» **TASK DESCRIPTION**
Starting with the first line of the data below, copy each line up to and including the one containing "W, H = 1073, 395". Pictures stay out.

» **MATERIAL PROVIDED**
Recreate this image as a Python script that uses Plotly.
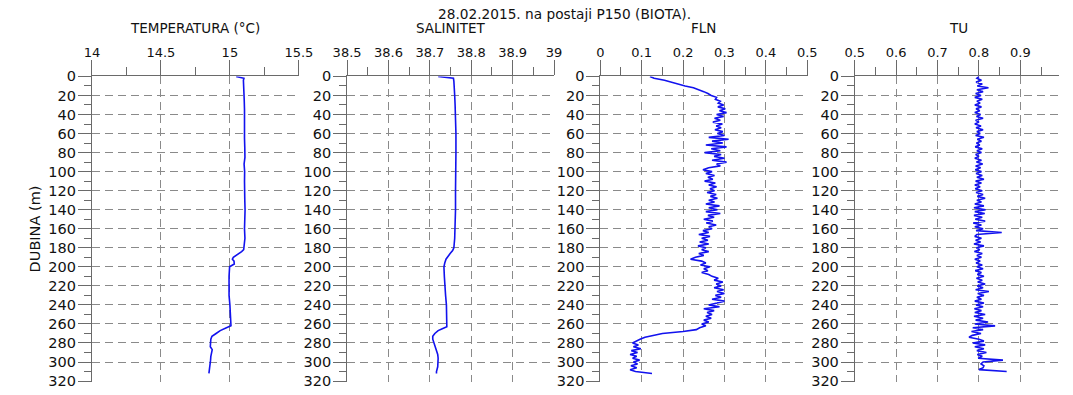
import plotly.graph_objects as go

W, H = 1073, 395

# Temperature profile (°C) versus depth (m)
TEMP_DEPTH = [0, 1, 2, 4, 8, 15, 25, 35, 45, 55, 65, 75, 85, 92, 100, 110, 120, 130,
              140, 150, 160, 170, 178, 182, 184, 187, 190, 192, 194, 197, 200, 210, 220,
              230, 240, 250, 258, 262, 264, 267, 270, 273, 276, 280, 284, 287, 290, 294,
              298, 302, 306, 310, 312]
TEMP = [15.045, 15.07, 15.102, 15.098, 15.1, 15.102, 15.104, 15.106, 15.105, 15.107,
        15.106, 15.108, 15.109, 15.103, 15.107, 15.106, 15.105, 15.108, 15.11, 15.107,
        15.106, 15.109, 15.105, 15.1, 15.085, 15.05, 15.025, 15.018, 15.03, 15.032,
        14.998, 14.994, 14.992, 14.994, 15.0, 15.003, 15.006, 15.008, 14.975, 14.93,
        14.9, 14.87, 14.862, 14.86, 14.858, 14.872, 14.866, 14.862, 14.86, 14.858,
        14.855, 14.85, 14.848]

# Salinity profile versus depth (m)
SAL_DEPTH = [0, 1, 2, 5, 10, 20, 30, 40, 60, 80, 100, 120, 140, 160, 170, 180, 183, 186,
             189, 192, 196, 200, 210, 220, 230, 240, 250, 260, 263, 265, 267, 270, 273,
             276, 280, 284, 288, 292, 296, 300, 305, 310, 312]
SAL = [38.72, 38.74, 38.757, 38.758, 38.759, 38.76, 38.761, 38.762, 38.763, 38.763,
       38.762, 38.762, 38.762, 38.761, 38.76, 38.758, 38.755, 38.749, 38.744, 38.739,
       38.736, 38.734, 38.735, 38.736, 38.738, 38.74, 38.741, 38.742, 38.741, 38.73,
       38.72, 38.712, 38.707, 38.707, 38.71, 38.713, 38.716, 38.719, 38.72, 38.72,
       38.719, 38.716, 38.716]

# Fluorescence and turbidity sampled every 2 m
CTD_DEPTH = [0, 2, 4, 6, 8, 10, 12, 14, 16, 18, 20, 22, 24, 26, 28, 30, 32, 34, 36, 38,
             40, 42, 44, 46, 48, 50, 52, 54, 56, 58, 60, 62, 64, 66, 68, 70, 72, 74, 76, 78,
             80, 82, 84, 86, 88, 90, 92, 94, 96, 98, 100, 102, 104, 106, 108, 110, 112, 114,
             116, 118, 120, 122, 124, 126, 128, 130, 132, 134, 136, 138, 140, 142, 144, 146,
             148, 150, 152, 154, 156, 158, 160, 162, 164, 166, 168, 170, 172, 174, 176, 178,
             180, 182, 184, 186, 188, 190, 192, 194, 196, 198, 200, 202, 204, 206, 208, 210,
             212, 214, 216, 218, 220, 222, 224, 226, 228, 230, 232, 234, 236, 238, 240, 242,
             244, 246, 248, 250, 252, 254, 256, 258, 260, 262, 264, 266, 268, 270, 272, 274,
             276, 278, 280, 282, 284, 286, 288, 290, 292, 294, 296, 298, 300, 302, 304, 306,
             308, 310, 312]

FLN = [0.12, 0.13, 0.155, 0.17, 0.186, 0.205, 0.225, 0.24, 0.25, 0.26,
       0.268, 0.281, 0.278, 0.29, 0.285, 0.298, 0.284, 0.302, 0.288, 0.305,
       0.281, 0.298, 0.276, 0.29, 0.272, 0.295, 0.28, 0.292, 0.277, 0.296,
       0.283, 0.30, 0.262, 0.31, 0.27, 0.296, 0.255, 0.305, 0.268, 0.29,
       0.252, 0.292, 0.275, 0.30, 0.27, 0.305, 0.281, 0.29, 0.262, 0.248,
       0.27, 0.255, 0.276, 0.26, 0.272, 0.252, 0.278, 0.262, 0.281, 0.265,
       0.276, 0.258, 0.28, 0.266, 0.283, 0.262, 0.276, 0.255, 0.288, 0.262,
       0.283, 0.255, 0.29, 0.26, 0.275, 0.25, 0.272, 0.256, 0.28, 0.262,
       0.27, 0.248, 0.262, 0.238, 0.265, 0.245, 0.26, 0.24, 0.262, 0.236,
       0.255, 0.245, 0.262, 0.238, 0.25, 0.23, 0.218, 0.245, 0.255, 0.242,
       0.265, 0.25, 0.26, 0.245, 0.262, 0.27, 0.285, 0.275, 0.296, 0.28,
       0.292, 0.275, 0.298, 0.282, 0.30, 0.278, 0.292, 0.27, 0.30, 0.282,
       0.262, 0.288, 0.25, 0.275, 0.258, 0.27, 0.255, 0.268, 0.25, 0.262,
       0.245, 0.255, 0.24, 0.232, 0.20, 0.15, 0.125, 0.108, 0.096, 0.088,
       0.078, 0.092, 0.08, 0.098, 0.075, 0.09, 0.072, 0.088, 0.078, 0.095,
       0.08, 0.09, 0.074, 0.088, 0.072, 0.085, 0.125]

TU = [0.80, 0.795, 0.806, 0.793, 0.808, 0.796, 0.823, 0.795, 0.81, 0.792,
      0.805, 0.79, 0.808, 0.795, 0.803, 0.79, 0.806, 0.793, 0.802, 0.79,
      0.804, 0.794, 0.81, 0.792, 0.80, 0.79, 0.805, 0.793, 0.81, 0.795,
      0.803, 0.792, 0.812, 0.796, 0.806, 0.794, 0.802, 0.791, 0.808, 0.795,
      0.806, 0.792, 0.80, 0.79, 0.806, 0.794, 0.809, 0.792, 0.804, 0.791,
      0.806, 0.793, 0.808, 0.795, 0.812, 0.792, 0.806, 0.79, 0.803, 0.791,
      0.808, 0.793, 0.81, 0.796, 0.815, 0.795, 0.806, 0.79, 0.812, 0.788,
      0.816, 0.79, 0.814, 0.788, 0.808, 0.791, 0.815, 0.786, 0.806, 0.79,
      0.81, 0.793, 0.855, 0.795, 0.79, 0.806, 0.792, 0.804, 0.788, 0.812,
      0.794, 0.802, 0.789, 0.808, 0.795, 0.806, 0.79, 0.803, 0.793, 0.808,
      0.795, 0.81, 0.791, 0.806, 0.796, 0.812, 0.794, 0.808, 0.797, 0.815,
      0.796, 0.81, 0.792, 0.824, 0.797, 0.812, 0.795, 0.806, 0.79, 0.812,
      0.793, 0.81, 0.789, 0.806, 0.79, 0.815, 0.788, 0.81, 0.792, 0.822,
      0.79, 0.839, 0.785, 0.81, 0.782, 0.805, 0.784, 0.776, 0.80, 0.812,
      0.785, 0.815, 0.79, 0.812, 0.795, 0.818, 0.796, 0.808, 0.798, 0.858,
      0.81, 0.805, 0.812, 0.81, 0.80, 0.867]

PANEL_TITLES = ["TEMPERATURA (°C)", "SALINITET", "FLN", "TU"]
X_RANGES = [(14.0, 15.5), (38.5, 39.0), (0.0, 0.5), (0.5, 1.0)]
X_DTICK = [0.5, 0.1, 0.1, 0.1]
DEPTH_MAX = 320
DEPTH_STEP = 20

MAIN_TITLE = "28.02.2015. na postaji P150 (BIOTA)."
Y_TITLE = "DUBINA (m)"

# Panel geometry in pixels
PANEL_LEFT = [80.0, 342.0, 602.0, 863.3]
PANEL_WIDTH = 212.5
PLOT_TOP, PLOT_BOTTOM = 71.3, 389.3

LINE_BLUE = "rgb(18,18,238)"
AXIS_GREY = "#6a6a6a"
GRID_GREY = "#8a8a8a"
FONT = "DejaVu Sans, Verdana, sans-serif"
TEXT = "#111111"

profiles = [(TEMP, TEMP_DEPTH), (SAL, SAL_DEPTH), (FLN, CTD_DEPTH), (TU, CTD_DEPTH[:len(TU)])]

fig = go.Figure()
layout_axes = {}
annotations = []

y_dom = [1 - PLOT_BOTTOM / H, 1 - PLOT_TOP / H]
EPS_FRAC = 0.0015  # keeps the gridlines at the range ends inside the axis range

for i, ((xs, ys), (x0, x1), dt, title) in enumerate(zip(profiles, X_RANGES, X_DTICK, PANEL_TITLES)):
    n = "" if i == 0 else str(i + 1)
    left = PANEL_LEFT[i]
    rng_hi = x1 + (x1 - x0) * EPS_FRAC
    right = left + PANEL_WIDTH * (1 + EPS_FRAC)
    if right > W:
        rng_hi = x0 + (x1 - x0) * (W - left) / PANEL_WIDTH
        right = W
    fig.add_trace(go.Scatter(
        x=xs, y=ys, mode="lines", xaxis="x" + n, yaxis="y" + n,
        line=dict(color=LINE_BLUE, width=1.6), showlegend=False, hoverinfo="skip"))

    layout_axes["xaxis" + n] = dict(
        domain=[left / W, right / W], range=[x0, rng_hi], anchor="y" + n,
        side="top", dtick=dt, tick0=x0, ticks="outside", ticklen=15, tickwidth=1,
        tickcolor=AXIS_GREY, showline=True, linecolor=AXIS_GREY, linewidth=1,
        showgrid=True, gridcolor=GRID_GREY, gridwidth=1, griddash="8px,5px",
        zeroline=False, tickfont=dict(family=FONT, size=13, color=TEXT),
        minor=dict(dtick=dt / 2, tick0=x0, ticks="outside", ticklen=8,
                   tickcolor=AXIS_GREY, showgrid=False),
        ticklabelstandoff=-2, ticklabeloverflow="allow", fixedrange=True)
    layout_axes["yaxis" + n] = dict(
        domain=y_dom, range=[DEPTH_MAX * (1 + EPS_FRAC), 0], anchor="x" + n,
        dtick=DEPTH_STEP, tick0=0, ticks="outside", ticklen=13, tickwidth=1,
        tickcolor=AXIS_GREY, showline=True, linecolor=AXIS_GREY, linewidth=1,
        showgrid=True, gridcolor=GRID_GREY, gridwidth=1, griddash="8px,5px",
        zeroline=False, tickfont=dict(family=FONT, size=14.5, color=TEXT),
        minor=dict(dtick=DEPTH_STEP / 2, tick0=0, ticks="outside", ticklen=7,
                   tickcolor=AXIS_GREY, showgrid=False),
        ticklabelstandoff=-1, ticklabeloverflow="allow", fixedrange=True)

    annotations.append(dict(
        text=title, xref="paper", yref="paper",
        x=(left + PANEL_WIDTH / 2) / W, y=1 - 20.5 / H,
        xanchor="center", yanchor="middle", showarrow=False,
        font=dict(family=FONT, size=13.5, color=TEXT)))

annotations.append(dict(
    text=MAIN_TITLE, xref="paper", yref="paper", x=565 / W, y=1 - 6 / H,
    xanchor="center", yanchor="middle", showarrow=False,
    font=dict(family=FONT, size=13.7, color=TEXT)))
annotations.append(dict(
    text=Y_TITLE, xref="paper", yref="paper", x=22 / W,
    y=1 - (PLOT_TOP + PLOT_BOTTOM) / 2 / H, xanchor="center", yanchor="middle",
    textangle=-90, showarrow=False, font=dict(family=FONT, size=14.5, color=TEXT)))

fig.update_layout(
    width=W, height=H, margin=dict(l=0, r=0, t=0, b=0),
    paper_bgcolor="white", plot_bgcolor="white",
    annotations=annotations, **layout_axes)

fig.write_html("out.html", config={"displayModeBar": False})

» **RESPONSE BELOW**
Recreate this image as a Python script that uses Plotly.
import plotly.graph_objects as go

W, H = 1073, 395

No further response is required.